Keynote Speakers (2025)

Mary Baine Campbell (Ph.D Boston University) is a Professor Emerita of English at Brandeis University, where she has taught medieval and early modern literature and creative writing for many years. Her scholarship focuses on early modern European literature, travel writing, and the scientific imagination, with an emphasis on the developments that have shaped perceptions of the natural world and distant lands during the Renaissance and Enlightenment periods.

Campbell is the author of several notable works that explore how literature and science were intertwined in the formation of early modern thought. In Wonder & Science: Imagining Worlds in Early Modern Europe (1999), Campbell explores how wonder and imagination played a crucial role in shaping scientific thought and discovery in the early modern period. The Witness and the Other World: Exotic European Travel Writing, 400-1600, analyzes how European travel writing from the Middle Ages to the Renaissance shaped perceptions and understandings of foreign lands and peoples.

In addition to her academic work, Campbell is an accomplished poet, with several published collections, including The World, the Flesh, and Angels—winner of the 1989 Barnard New Women Poets Prize—and Trouble. Her dual contributions as a scholar and poet highlight her unique awareness of the ways imagination and wonder continue to shape the way we understand the world today.


As of January 2026, J. Matthew Ashley (Ph.D. UChicago Divinity) is the Professor of Christian Spirituality at the Jesuit School of Theology in Berkeley, CA. His most recent book, Renewing Theology: Ignatian Spirituality and Karl Rahner, Ignacio Ellacuría, and Pope Francis (2022), considers how the understanding of Ignatian spirituality influenced the writings and work of three Jesuits: Karl Rahner, Ignacio Ellacuría, and Pope Francis.

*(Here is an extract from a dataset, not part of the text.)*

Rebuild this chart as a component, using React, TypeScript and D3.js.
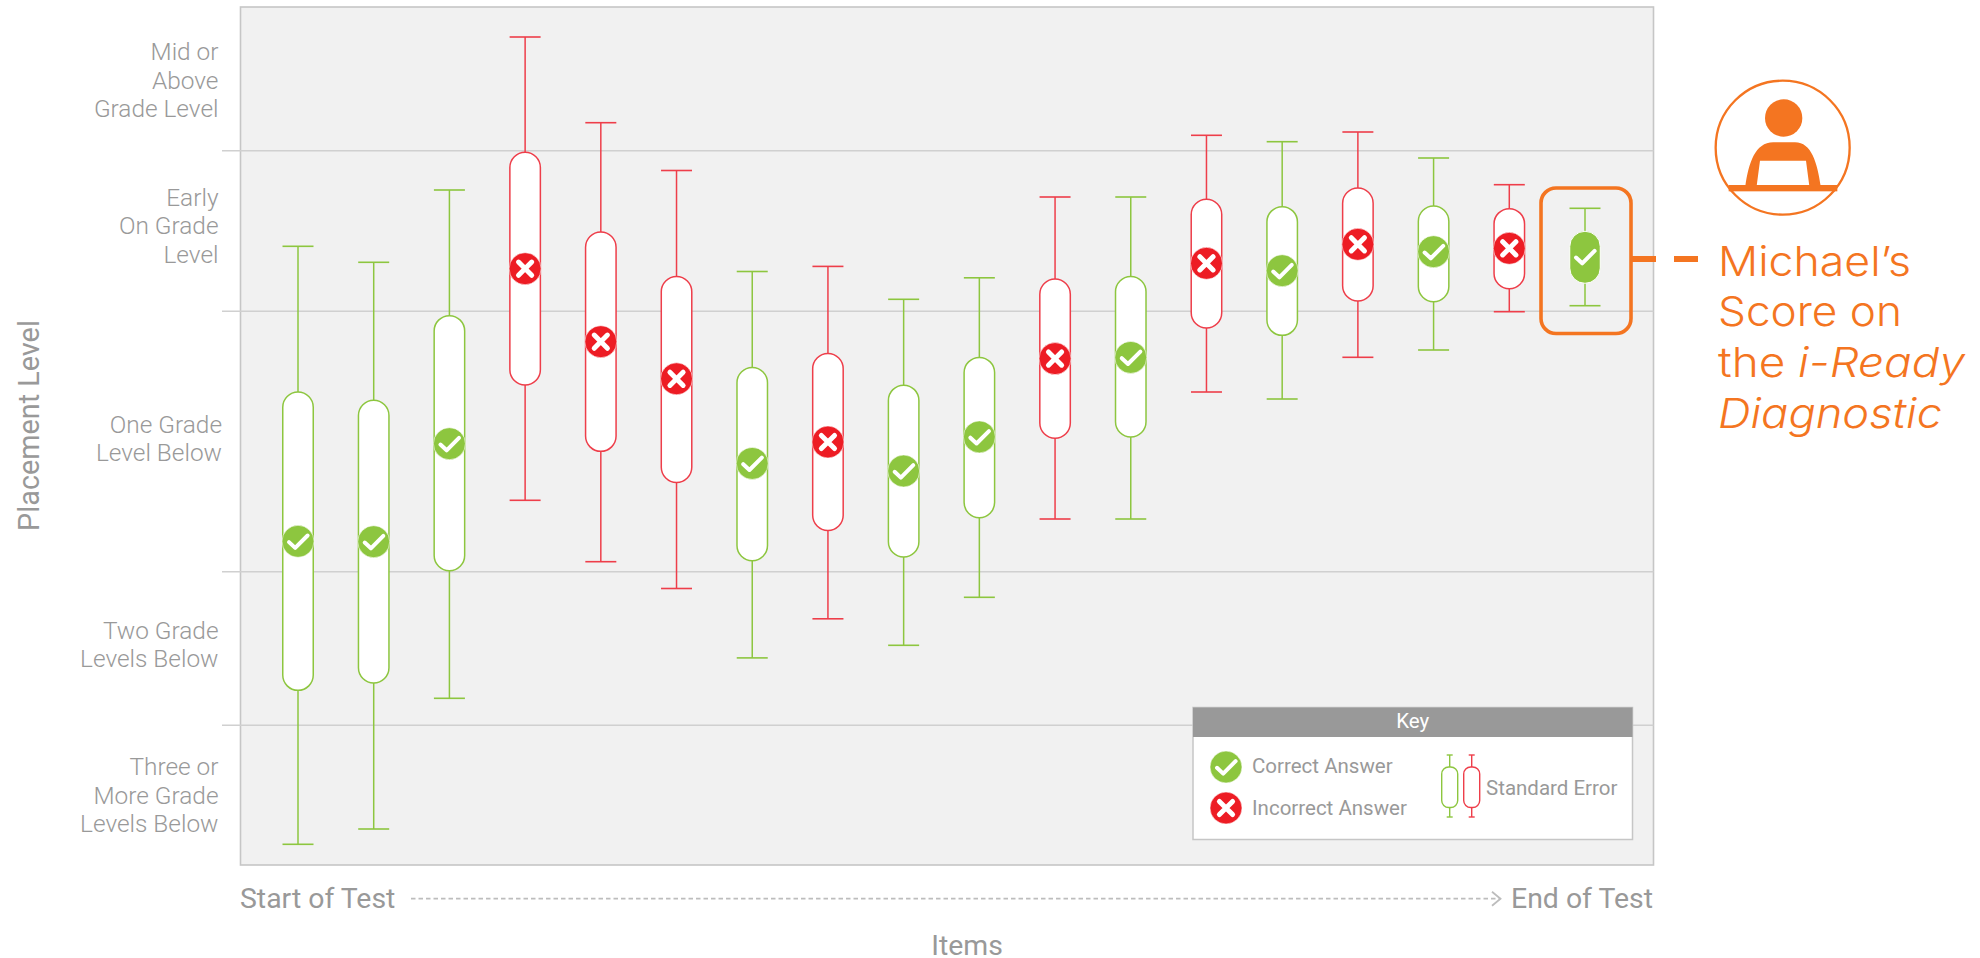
import React from 'react';
import * as d3 from 'd3';

const whiskerHigh = [618.7, 602.7, 675, 828, 742.3, 694.5, 593.5, 598.6, 565.7, 587.2, 668, 668, 729.7, 723.3, 733, 707, 680.3, 656.7];
const boxHigh = [473, 464.7, 549.3, 712.7, 633, 588.5, 497.5, 511.4, 479.8, 507.6, 586, 588.5, 665.7, 658.3, 677, 659, 656.3, 633.7];
const scores = [323.7, 323.3, 421.3, 596.3, 523.3, 486.2, 401.6, 423, 394, 428.1, 506.4, 507.6, 601.7, 594.3, 620.7, 613.3, 616.7, 608.3];
const boxLow = [174.7, 182, 294.3, 480, 413.7, 382.6, 304.3, 334.6, 308.1, 347.3, 426.8, 428.1, 537, 529.7, 564, 563.3, 576.3, 581.7];
const whiskerLow = [20.7, 36, 166.7, 364.7, 303.3, 276.5, 207.1, 246.2, 219.7, 267.7, 346, 346, 473, 466, 507.7, 515, 553.3, 559.3];
const correct = [true, true, true, false, false, false, true, false, true, true, false, true, false, true, false, true, false, true];
const cutoffs = [139.7, 293.3, 553.7, 714.3];

const levelLabels = [
  { lines: ['Mid or', 'Above', 'Grade Level'], base: 805 },
  { lines: ['Early', 'On Grade', 'Level'], base: 659.3 },
  { lines: ['One Grade', 'Level Below'], base: 432.3, right: 222 },
  { lines: ['Two Grade', 'Levels Below'], base: 226.3 },
  { lines: ['Three or', 'More Grade', 'Levels Below'], base: 90 },
];

const GREEN = '#8DC63F';
const RED = '#ED1C24';
const RED_LINE = '#EE3E4A';
const GREY = '#999999';
const ORANGE = '#F47521';
const FONT = 'Roboto, sans-serif';

const plot = { left: 240.5, right: 1653.5, top: 7, bottom: 865 };
const BOX_W = 30.5;
const CAP_W = 31;

const x = d3.scalePoint<number>().domain(d3.range(scores.length)).range([298, 1585]);
const y = d3.scaleLinear().domain([0, 858]).range([plot.bottom, plot.top]);

const Marker = ({ cx, cy, ok, halo = true }: { cx: number; cy: number; ok: boolean; halo?: boolean }) => (
  <g transform={`translate(${cx},${cy})`}>
    {halo && <circle r={16} fill={ok ? GREEN : RED} stroke="#fff" strokeOpacity={0.7} strokeWidth={0.8} />}
    {ok ? (
      <path d="M-9,0.8 L-2.8,6.6 L9.6,-5.8" fill="none" stroke="#fff" strokeWidth={4} strokeLinecap="round" strokeLinejoin="round" />
    ) : (
      <path d="M-6.6,-6.6 L6.6,6.6 M6.6,-6.6 L-6.6,6.6" fill="none" stroke="#fff" strokeWidth={5} strokeLinecap="round" />
    )}
  </g>
);

const Item = ({ i }: { i: number }) => {
  const cx = x(i) as number;
  const ok = correct[i];
  const last = i === scores.length - 1;
  const col = ok ? GREEN : RED_LINE;
  const top = y(boxHigh[i]);
  const bot = y(boxLow[i]);
  return (
    <g>
      <line x1={cx} x2={cx} y1={y(whiskerHigh[i])} y2={y(whiskerLow[i])} stroke={col} strokeWidth={1.5} />
      <line x1={cx - CAP_W / 2} x2={cx + CAP_W / 2} y1={y(whiskerHigh[i])} y2={y(whiskerHigh[i])} stroke={col} strokeWidth={1.6} />
      <line x1={cx - CAP_W / 2} x2={cx + CAP_W / 2} y1={y(whiskerLow[i])} y2={y(whiskerLow[i])} stroke={col} strokeWidth={1.6} />
      {last ? (
        <rect x={cx - BOX_W / 2} width={BOX_W} y={top} height={bot - top} rx={15.2} fill={GREEN} stroke="#fff" strokeWidth={1} />
      ) : (
        <rect x={cx - BOX_W / 2} width={BOX_W} y={top} height={bot - top} rx={15.2} fill="#fff" stroke={col} strokeWidth={1.5} />
      )}
      <Marker cx={cx} cy={y(scores[i])} ok={ok} halo={!last} />
    </g>
  );
};

const MiniBox = ({ cx, col }: { cx: number; col: string }) => (
  <g stroke={col} strokeWidth={1.4}>
    <line x1={cx} x2={cx} y1={755} y2={817} />
    <line x1={cx - 3} x2={cx + 3} y1={755} y2={755} />
    <line x1={cx - 3} x2={cx + 3} y1={817} y2={817} />
    <rect x={cx - 8} width={16} y={767} height={40.5} rx={7} fill="#fff" />
  </g>
);

const App = () => {
  return (
    <svg width={1980} height={958} style={{ position: 'absolute', left: 0, top: 0, background: '#fff' }} fontFamily={FONT}>
      <defs>
        <marker id="chev" markerWidth={12} markerHeight={18} refX={9.5} refY={8} orient="auto" markerUnits="userSpaceOnUse">
          <path d="M1,1 L9.5,8 L1,15" fill="none" stroke="#BDBDBD" strokeWidth={1.8} />
        </marker>
      </defs>

      {/* plot area */}
      <rect x={plot.left} y={plot.top} width={plot.right - plot.left} height={plot.bottom - plot.top} fill="#F1F1F1" stroke="#C6C6C6" strokeWidth={1.6} />
      {cutoffs.map(c => (
        <line key={c} x1={222} x2={plot.right} y1={y(c)} y2={y(c)} stroke="#D0D0D0" strokeWidth={1.5} />
      ))}

      {/* level labels */}
      <g fill={GREY} fontSize={24.4} fontWeight={300} textAnchor="end">
        {levelLabels.map(l =>
          l.lines.map((t, j) => (
            <text key={t + j} x={l.right ?? 218.5} y={y(l.base) + j * 28.6}>{t}</text>
          ))
        )}
      </g>

      {scores.map((_, i) => <Item key={i} i={i} />)}

      {/* key */}
      <rect x={1193} y={707.5} width={439.5} height={132} fill="#fff" stroke="#C6C6C6" strokeWidth={1.5} />
      <rect x={1193} y={707.5} width={439.5} height={29.5} fill={GREY} />
      <text x={1412.7} y={727.7} fill="#fff" fontSize={20.5} textAnchor="middle">Key</text>
      <Marker cx={1226} cy={767} ok={true} />
      <Marker cx={1226} cy={808} ok={false} />
      <g fill={GREY} fontSize={20.5}>
        <text x={1252} y={773.3}>Correct Answer</text>
        <text x={1252} y={815.3}>Incorrect Answer</text>
        <text x={1486} y={794.7}>Standard Error</text>
      </g>
      <MiniBox cx={1449.7} col={GREEN} />
      <MiniBox cx={1471.7} col={RED_LINE} />

      {/* axis titles */}
      <g fill={GREY}>
        <text x={240} y={907.7} fontSize={28.4}>Start of Test</text>
        <text x={1653} y={907.7} fontSize={28.4} textAnchor="end">End of Test</text>
        <text x={967} y={955} fontSize={28.4} textAnchor="middle">Items</text>
        <text transform="translate(38.5,425.5) rotate(-90)" fontSize={28.8} textAnchor="middle">Placement Level</text>
      </g>
      <line x1={411} x2={1500.5} y1={898.7} y2={898.7} stroke="#BDBDBD" strokeWidth={1.8} strokeDasharray="4.5 3" markerEnd="url(#chev)" />

      {/* Michael callout */}
      <rect x={1541} y={188} width={90} height={145.5} rx={15} fill="none" stroke={ORANGE} strokeWidth={3.6} />
      <line x1={1632} x2={1656} y1={259} y2={259} stroke={ORANGE} strokeWidth={6} />
      <line x1={1674} x2={1698} y1={259} y2={259} stroke={ORANGE} strokeWidth={6} />

      <g transform="translate(1460,60) scale(0.33333)">
        <circle cx={968} cy={263} r={201} fill="none" stroke={ORANGE} strokeWidth={7} />
        <circle cx={971} cy={174} r={56} fill={ORANGE} />
        <path
          d="M856,378 C866,310 885,247 940,247 L1005,247 C1055,247 1072,310 1082,378 L1048,378 L1038,302 L900,302 L890,378 Z"
          fill={ORANGE}
        />
        <rect x={806} y={375} width={326} height={19} fill={ORANGE} />
      </g>

      <g fill={ORANGE} fontSize={41} fontWeight={300} fontFamily="Inter, sans-serif">
        <text x={1718} y={275.7} textLength={193} lengthAdjust="spacingAndGlyphs">Michael’s</text>
        <text x={1718} y={325.7} textLength={184} lengthAdjust="spacingAndGlyphs">Score on</text>
        <text x={1718} y={377} textLength={247} lengthAdjust="spacingAndGlyphs">the <tspan fontStyle="italic">i-Ready</tspan></text>
        <text x={1718} y={427.7} textLength={224} lengthAdjust="spacingAndGlyphs" fontStyle="italic">Diagnostic</text>
      </g>
    </svg>
  );
};

export default App;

For his conference keynote, Dr. Ashley returns home to Notre Dame, where he is Emeritus Professor of Theology after serving 36 years as a professor and many years in key departmental roles like Director of Graduate Studies and Department Chair. Additionally, Dr. Ashley has taught for and advised all History and Philosophy of Science (Theology Track) Ph.D. students since the track’s inception.

Professor Ashley loves the outdoors and is committed to responding to Pope Francis’s call for integral ecology. His teaching and publishing record spans many science and theology topics, including eco-theology, evolutionary theological anthropology, original sin, science-theology method and history, providence and chance in Darwinian evolution, and the theology of Teilhard de Chardin.

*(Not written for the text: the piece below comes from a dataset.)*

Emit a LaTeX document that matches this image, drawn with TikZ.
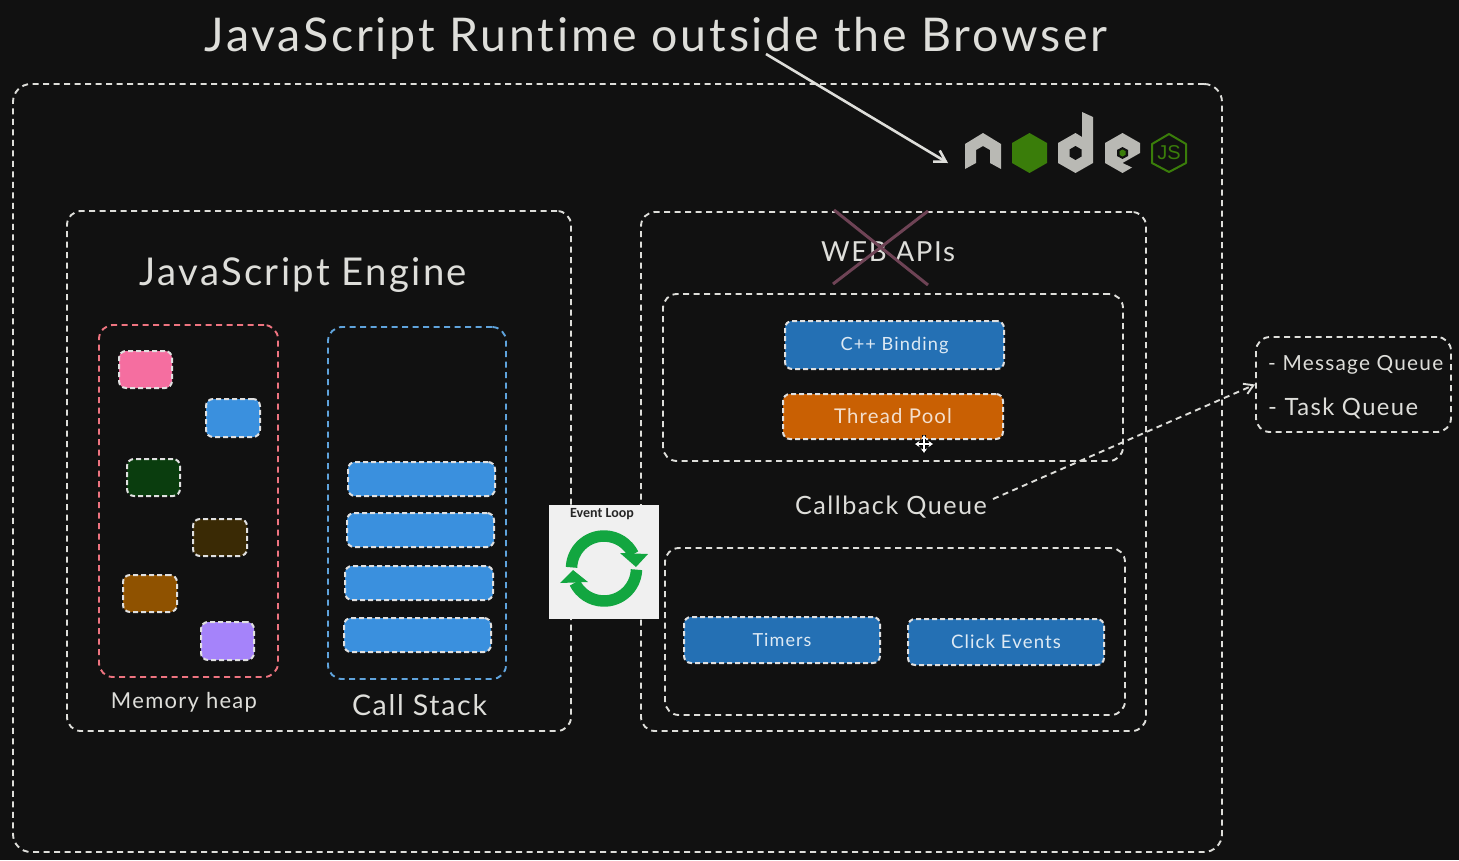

Alan J. Rocke (P.h.D University of Wisconsin-Madison) is a historian of science, specializing in the history of chemistry and the physical sciences. He is a professor emeritus at Case Western Reserve University, where he has taught for many years. His research focuses on the development of chemical theory in the 19th- and 20th-century with a strong interest in the historical, intellectual, and social communities that shaped modern chemistry.

Rocke is the author of numerous articles and books. His latest book, Image and Reality: Kekulé, Kopp, and the Scientific Imagination (2010), examines the development of chemical theory in the 19th century, focusing on key figures like August Kekulé and Hermann Kopp. Rocke explores how the imaginative approaches used by these scientists helped shape their understanding of modern chemistry, bridging the gap between abstract scientific ideas and empirical reality. 

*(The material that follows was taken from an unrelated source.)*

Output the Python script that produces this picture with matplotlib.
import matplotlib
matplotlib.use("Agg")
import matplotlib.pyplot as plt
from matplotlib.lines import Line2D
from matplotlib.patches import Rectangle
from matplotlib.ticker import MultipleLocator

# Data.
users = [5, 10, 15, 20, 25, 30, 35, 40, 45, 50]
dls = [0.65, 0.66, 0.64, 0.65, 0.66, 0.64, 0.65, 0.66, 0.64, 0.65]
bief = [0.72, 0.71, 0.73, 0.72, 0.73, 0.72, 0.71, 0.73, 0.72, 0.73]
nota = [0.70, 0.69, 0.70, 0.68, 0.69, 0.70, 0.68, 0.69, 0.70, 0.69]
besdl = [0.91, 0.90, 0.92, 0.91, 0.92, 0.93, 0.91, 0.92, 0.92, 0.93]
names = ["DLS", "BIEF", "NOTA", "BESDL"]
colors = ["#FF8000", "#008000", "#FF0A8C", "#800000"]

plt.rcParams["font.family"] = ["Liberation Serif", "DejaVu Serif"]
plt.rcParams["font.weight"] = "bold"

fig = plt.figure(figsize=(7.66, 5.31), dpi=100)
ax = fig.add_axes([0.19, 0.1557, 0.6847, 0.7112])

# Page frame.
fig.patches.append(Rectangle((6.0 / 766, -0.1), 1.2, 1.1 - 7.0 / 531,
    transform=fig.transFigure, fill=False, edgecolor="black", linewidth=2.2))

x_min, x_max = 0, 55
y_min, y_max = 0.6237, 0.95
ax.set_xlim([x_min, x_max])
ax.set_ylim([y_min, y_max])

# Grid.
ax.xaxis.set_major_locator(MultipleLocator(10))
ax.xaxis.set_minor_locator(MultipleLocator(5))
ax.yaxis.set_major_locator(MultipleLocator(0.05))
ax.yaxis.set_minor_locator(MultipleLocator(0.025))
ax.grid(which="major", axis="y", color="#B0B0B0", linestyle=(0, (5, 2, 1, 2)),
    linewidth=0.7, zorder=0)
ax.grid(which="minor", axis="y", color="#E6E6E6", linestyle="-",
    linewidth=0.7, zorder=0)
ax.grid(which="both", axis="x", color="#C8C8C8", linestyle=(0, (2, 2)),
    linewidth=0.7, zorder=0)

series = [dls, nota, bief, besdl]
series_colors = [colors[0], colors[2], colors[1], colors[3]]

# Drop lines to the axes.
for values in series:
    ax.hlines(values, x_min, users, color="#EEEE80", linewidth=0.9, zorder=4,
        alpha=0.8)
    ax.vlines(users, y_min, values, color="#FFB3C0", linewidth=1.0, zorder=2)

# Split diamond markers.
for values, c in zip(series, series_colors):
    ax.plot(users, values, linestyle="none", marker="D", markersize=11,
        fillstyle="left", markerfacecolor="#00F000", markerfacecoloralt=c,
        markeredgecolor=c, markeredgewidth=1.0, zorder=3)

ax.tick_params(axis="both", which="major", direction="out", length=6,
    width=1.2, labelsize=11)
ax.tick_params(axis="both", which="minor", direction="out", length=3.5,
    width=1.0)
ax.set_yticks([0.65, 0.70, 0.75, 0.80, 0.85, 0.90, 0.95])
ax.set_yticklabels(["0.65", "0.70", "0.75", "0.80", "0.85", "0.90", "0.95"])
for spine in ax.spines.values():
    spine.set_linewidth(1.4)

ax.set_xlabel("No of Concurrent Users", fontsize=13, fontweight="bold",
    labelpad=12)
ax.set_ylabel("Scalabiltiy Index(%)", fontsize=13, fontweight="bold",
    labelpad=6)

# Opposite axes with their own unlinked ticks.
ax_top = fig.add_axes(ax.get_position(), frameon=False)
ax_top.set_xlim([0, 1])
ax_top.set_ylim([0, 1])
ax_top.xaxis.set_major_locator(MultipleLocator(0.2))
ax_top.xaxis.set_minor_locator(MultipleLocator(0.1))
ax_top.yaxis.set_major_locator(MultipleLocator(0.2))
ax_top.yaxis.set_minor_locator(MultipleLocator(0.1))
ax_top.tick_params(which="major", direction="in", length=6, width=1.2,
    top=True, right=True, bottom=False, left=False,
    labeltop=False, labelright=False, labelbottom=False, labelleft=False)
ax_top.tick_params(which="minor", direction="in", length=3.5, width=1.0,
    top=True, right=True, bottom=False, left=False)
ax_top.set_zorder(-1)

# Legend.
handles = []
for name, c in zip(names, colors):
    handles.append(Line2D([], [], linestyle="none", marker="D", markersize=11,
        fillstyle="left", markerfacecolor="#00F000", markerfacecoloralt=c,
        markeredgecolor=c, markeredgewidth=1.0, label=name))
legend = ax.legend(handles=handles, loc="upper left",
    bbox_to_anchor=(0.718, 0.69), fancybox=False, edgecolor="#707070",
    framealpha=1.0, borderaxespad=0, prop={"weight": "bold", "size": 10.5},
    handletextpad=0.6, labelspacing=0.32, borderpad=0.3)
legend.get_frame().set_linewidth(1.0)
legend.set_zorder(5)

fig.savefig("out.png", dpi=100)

Rocke has received numerous awards for his contributions to the history of science, including election as a Fellow of the American Association for the Advancement of Science (AAAS), the American Chemical Society’s (ACS) HIST Award, and Case Western Reserve University’s Distinguished University Professor award.


Michael T. Stuart (Ph.D. IHPST University of Toronto) is a lecturer in the Department of Philosophy at the University of York, specializing in the philosophy of science. His research explores the nature of scientific imagination, creativity, and thought experiments, particularly how these cognitive tools contribute to scientific discovery and understanding. Stuart has published extensively on the epistemic roles of imagination in both historical and contemporary scientific practices.

Stuart is currently working on a book about scientific imagination and understanding. And he is about to begin a project on the epistemic and ethical consequences of artificial intelligence in science, including the ways that AI might model, supplement, complement, or replace imagination in science, and the ways that AI might be said to instantiate scientific understanding.